**Supplied data**.

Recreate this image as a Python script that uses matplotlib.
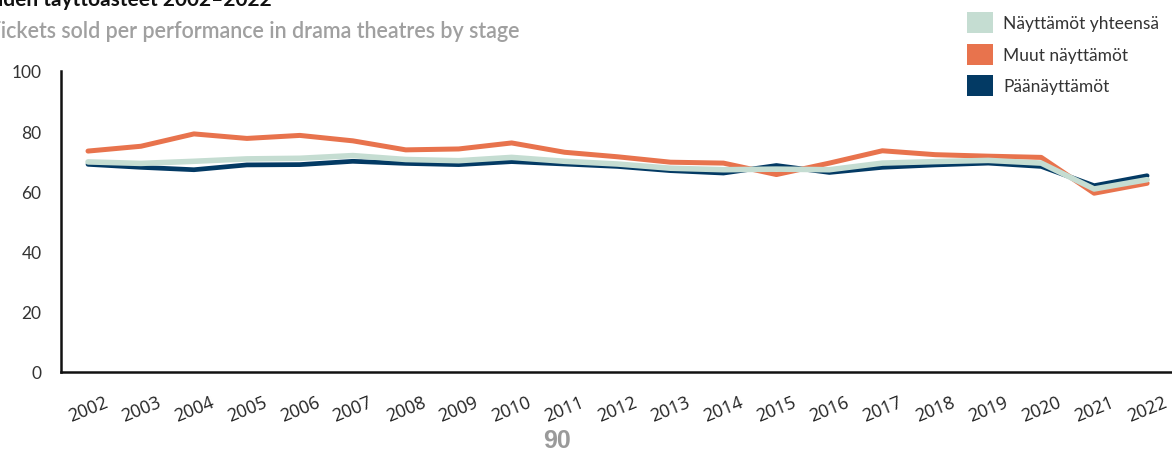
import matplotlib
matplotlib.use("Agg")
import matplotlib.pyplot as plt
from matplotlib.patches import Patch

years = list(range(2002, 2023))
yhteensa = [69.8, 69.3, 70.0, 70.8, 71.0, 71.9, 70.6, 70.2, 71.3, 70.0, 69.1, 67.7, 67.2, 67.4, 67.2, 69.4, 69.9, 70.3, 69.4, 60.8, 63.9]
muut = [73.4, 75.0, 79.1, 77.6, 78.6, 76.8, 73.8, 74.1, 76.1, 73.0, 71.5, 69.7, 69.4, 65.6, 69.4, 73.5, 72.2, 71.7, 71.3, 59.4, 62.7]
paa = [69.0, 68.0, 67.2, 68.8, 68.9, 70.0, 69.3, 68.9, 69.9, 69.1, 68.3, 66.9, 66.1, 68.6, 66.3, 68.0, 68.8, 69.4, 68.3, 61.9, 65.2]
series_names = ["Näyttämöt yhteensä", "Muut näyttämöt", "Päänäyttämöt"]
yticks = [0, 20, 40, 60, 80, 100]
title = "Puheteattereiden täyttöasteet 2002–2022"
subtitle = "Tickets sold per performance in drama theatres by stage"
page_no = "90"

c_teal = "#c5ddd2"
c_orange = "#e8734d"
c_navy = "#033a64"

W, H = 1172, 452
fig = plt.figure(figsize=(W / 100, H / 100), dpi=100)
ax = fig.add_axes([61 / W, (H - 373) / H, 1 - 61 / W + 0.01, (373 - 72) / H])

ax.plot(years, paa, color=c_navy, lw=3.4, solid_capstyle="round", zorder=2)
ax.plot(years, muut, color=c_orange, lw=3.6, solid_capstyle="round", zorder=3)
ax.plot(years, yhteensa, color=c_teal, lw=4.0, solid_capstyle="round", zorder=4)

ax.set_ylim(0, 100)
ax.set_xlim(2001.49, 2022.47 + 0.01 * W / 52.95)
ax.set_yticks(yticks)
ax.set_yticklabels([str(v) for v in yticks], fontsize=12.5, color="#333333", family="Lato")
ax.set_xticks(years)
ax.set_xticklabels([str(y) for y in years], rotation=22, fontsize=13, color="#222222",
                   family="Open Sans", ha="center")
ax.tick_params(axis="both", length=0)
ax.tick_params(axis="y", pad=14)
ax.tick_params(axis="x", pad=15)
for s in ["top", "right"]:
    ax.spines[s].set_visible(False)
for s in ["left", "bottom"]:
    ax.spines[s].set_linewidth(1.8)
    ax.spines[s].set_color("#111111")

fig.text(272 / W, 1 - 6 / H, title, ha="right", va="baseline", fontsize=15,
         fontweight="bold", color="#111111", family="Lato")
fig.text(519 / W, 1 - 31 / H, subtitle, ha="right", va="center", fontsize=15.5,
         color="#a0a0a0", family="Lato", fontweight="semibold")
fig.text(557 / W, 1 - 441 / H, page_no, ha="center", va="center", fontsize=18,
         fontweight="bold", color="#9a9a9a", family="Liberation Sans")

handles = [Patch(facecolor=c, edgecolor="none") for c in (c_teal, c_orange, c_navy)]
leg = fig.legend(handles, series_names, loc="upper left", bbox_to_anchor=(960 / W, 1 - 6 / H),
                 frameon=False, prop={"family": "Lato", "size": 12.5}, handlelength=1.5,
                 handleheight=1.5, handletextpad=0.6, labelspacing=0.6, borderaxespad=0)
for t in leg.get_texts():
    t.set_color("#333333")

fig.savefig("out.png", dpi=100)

==

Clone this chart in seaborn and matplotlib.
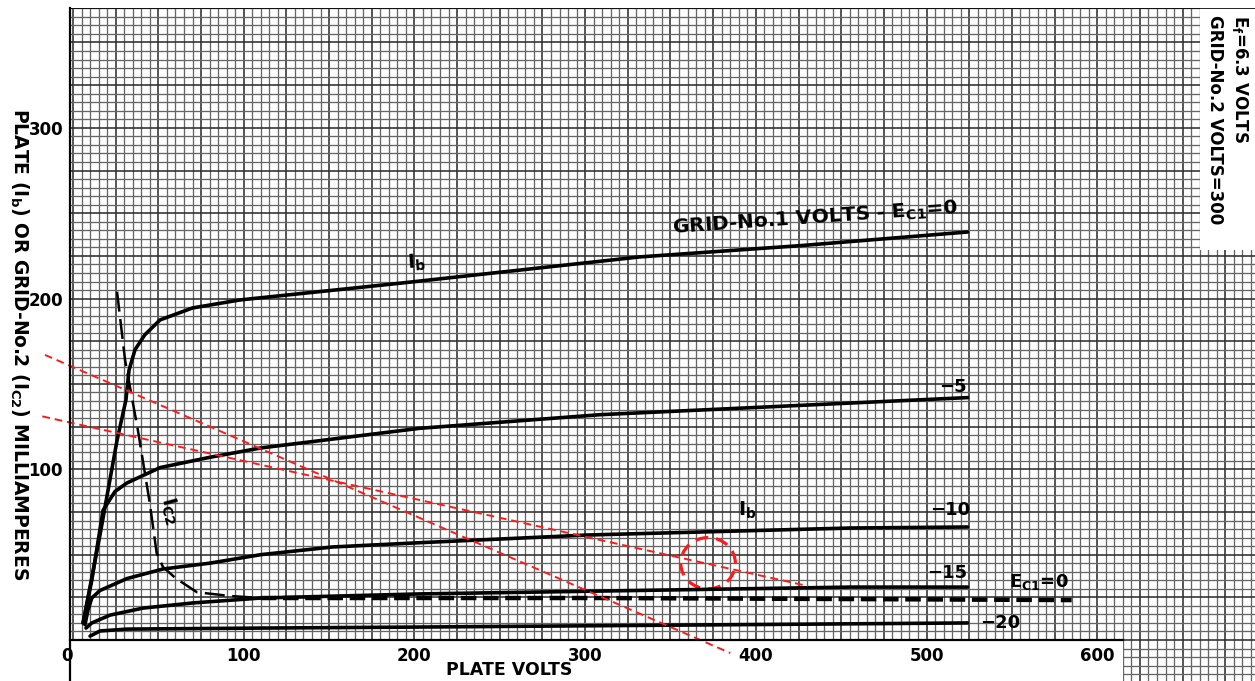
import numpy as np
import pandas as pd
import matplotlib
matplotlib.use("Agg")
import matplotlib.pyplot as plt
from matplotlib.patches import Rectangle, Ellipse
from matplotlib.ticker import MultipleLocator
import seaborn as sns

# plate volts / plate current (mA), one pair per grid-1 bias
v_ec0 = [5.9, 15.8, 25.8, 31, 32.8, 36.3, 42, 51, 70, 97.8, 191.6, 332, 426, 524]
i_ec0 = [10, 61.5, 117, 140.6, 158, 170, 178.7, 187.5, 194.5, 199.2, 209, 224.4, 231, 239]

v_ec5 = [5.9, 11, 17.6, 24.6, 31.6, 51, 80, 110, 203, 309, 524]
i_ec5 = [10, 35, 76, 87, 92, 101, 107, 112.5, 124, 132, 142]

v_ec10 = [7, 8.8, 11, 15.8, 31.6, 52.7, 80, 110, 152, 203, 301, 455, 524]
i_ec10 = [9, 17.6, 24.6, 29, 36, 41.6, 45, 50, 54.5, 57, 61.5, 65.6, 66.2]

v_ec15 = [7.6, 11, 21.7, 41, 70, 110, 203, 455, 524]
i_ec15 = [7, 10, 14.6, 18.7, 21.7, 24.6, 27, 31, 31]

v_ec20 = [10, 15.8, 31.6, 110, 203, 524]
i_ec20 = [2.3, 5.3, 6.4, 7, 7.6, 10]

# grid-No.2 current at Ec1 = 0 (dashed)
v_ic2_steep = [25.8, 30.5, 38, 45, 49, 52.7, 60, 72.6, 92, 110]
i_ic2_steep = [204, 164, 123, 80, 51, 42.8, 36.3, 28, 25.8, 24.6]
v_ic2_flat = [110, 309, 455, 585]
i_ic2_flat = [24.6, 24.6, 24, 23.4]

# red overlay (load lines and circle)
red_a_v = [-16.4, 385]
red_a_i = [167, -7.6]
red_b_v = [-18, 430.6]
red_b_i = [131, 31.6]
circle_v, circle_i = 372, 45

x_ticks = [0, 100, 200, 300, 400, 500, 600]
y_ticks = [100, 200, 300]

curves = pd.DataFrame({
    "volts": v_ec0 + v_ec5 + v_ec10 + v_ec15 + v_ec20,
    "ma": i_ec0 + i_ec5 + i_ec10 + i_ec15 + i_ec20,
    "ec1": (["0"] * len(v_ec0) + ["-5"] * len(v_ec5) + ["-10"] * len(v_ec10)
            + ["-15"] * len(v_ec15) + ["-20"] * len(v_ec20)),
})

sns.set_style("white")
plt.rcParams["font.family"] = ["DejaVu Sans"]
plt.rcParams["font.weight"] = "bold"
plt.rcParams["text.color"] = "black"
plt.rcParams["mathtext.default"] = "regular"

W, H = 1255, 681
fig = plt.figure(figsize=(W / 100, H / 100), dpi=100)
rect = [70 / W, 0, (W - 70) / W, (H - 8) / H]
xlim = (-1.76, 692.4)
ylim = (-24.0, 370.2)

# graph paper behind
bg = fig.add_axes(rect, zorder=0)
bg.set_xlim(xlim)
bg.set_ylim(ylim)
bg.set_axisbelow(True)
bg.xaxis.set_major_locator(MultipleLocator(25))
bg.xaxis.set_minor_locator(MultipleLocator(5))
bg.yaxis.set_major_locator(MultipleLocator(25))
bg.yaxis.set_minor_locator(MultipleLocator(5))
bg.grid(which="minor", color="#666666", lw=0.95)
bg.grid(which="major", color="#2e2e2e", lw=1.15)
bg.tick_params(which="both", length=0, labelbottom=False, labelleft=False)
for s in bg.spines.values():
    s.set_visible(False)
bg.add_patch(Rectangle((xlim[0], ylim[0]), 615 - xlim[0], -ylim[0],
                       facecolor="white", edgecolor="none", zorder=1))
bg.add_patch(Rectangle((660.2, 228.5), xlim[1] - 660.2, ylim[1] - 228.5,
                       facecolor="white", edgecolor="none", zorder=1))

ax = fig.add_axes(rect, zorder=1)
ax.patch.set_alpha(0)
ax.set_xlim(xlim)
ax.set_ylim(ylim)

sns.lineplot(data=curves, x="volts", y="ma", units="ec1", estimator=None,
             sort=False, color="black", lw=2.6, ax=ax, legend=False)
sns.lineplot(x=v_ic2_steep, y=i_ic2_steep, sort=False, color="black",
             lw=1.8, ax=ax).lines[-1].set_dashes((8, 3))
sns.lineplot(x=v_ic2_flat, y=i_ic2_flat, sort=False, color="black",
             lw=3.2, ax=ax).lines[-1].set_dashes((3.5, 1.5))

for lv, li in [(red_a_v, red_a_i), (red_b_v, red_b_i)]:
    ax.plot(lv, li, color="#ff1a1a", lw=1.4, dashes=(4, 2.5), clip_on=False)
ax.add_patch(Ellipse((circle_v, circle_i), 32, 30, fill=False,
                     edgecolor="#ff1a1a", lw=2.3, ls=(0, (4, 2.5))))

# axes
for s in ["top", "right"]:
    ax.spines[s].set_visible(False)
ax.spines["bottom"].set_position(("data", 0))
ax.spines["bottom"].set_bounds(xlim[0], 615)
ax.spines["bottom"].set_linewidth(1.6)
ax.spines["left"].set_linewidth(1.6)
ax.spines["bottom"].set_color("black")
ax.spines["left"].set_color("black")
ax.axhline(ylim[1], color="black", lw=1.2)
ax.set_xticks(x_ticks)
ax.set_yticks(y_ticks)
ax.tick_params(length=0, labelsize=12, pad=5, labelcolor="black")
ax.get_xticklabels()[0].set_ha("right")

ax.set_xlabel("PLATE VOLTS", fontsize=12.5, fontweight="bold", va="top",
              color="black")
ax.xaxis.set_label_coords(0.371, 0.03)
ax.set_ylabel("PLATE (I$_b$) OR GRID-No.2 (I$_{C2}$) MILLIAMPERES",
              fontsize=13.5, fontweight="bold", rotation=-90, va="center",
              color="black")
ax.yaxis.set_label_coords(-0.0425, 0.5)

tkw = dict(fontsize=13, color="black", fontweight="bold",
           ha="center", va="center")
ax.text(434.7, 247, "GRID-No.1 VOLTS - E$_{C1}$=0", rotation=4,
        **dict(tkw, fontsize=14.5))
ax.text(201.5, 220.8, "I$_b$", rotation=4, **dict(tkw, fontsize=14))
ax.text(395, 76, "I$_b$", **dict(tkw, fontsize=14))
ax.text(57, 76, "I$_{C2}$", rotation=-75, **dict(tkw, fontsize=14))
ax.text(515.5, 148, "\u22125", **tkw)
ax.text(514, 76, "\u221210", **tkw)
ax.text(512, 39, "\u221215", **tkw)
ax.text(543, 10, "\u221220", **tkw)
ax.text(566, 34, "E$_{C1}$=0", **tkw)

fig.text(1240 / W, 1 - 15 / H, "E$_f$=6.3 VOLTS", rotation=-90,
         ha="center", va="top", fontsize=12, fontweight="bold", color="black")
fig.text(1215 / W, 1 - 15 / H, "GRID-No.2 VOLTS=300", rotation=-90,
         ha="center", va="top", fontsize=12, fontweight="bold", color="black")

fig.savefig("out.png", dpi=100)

...

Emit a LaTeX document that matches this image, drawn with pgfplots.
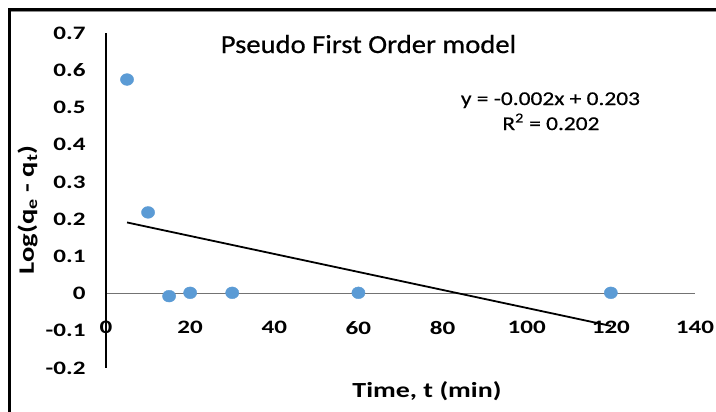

**The request**.
Using the listing above, state the number of lines that hold "seaborn", with no other text.

**Response to the exercise**.
2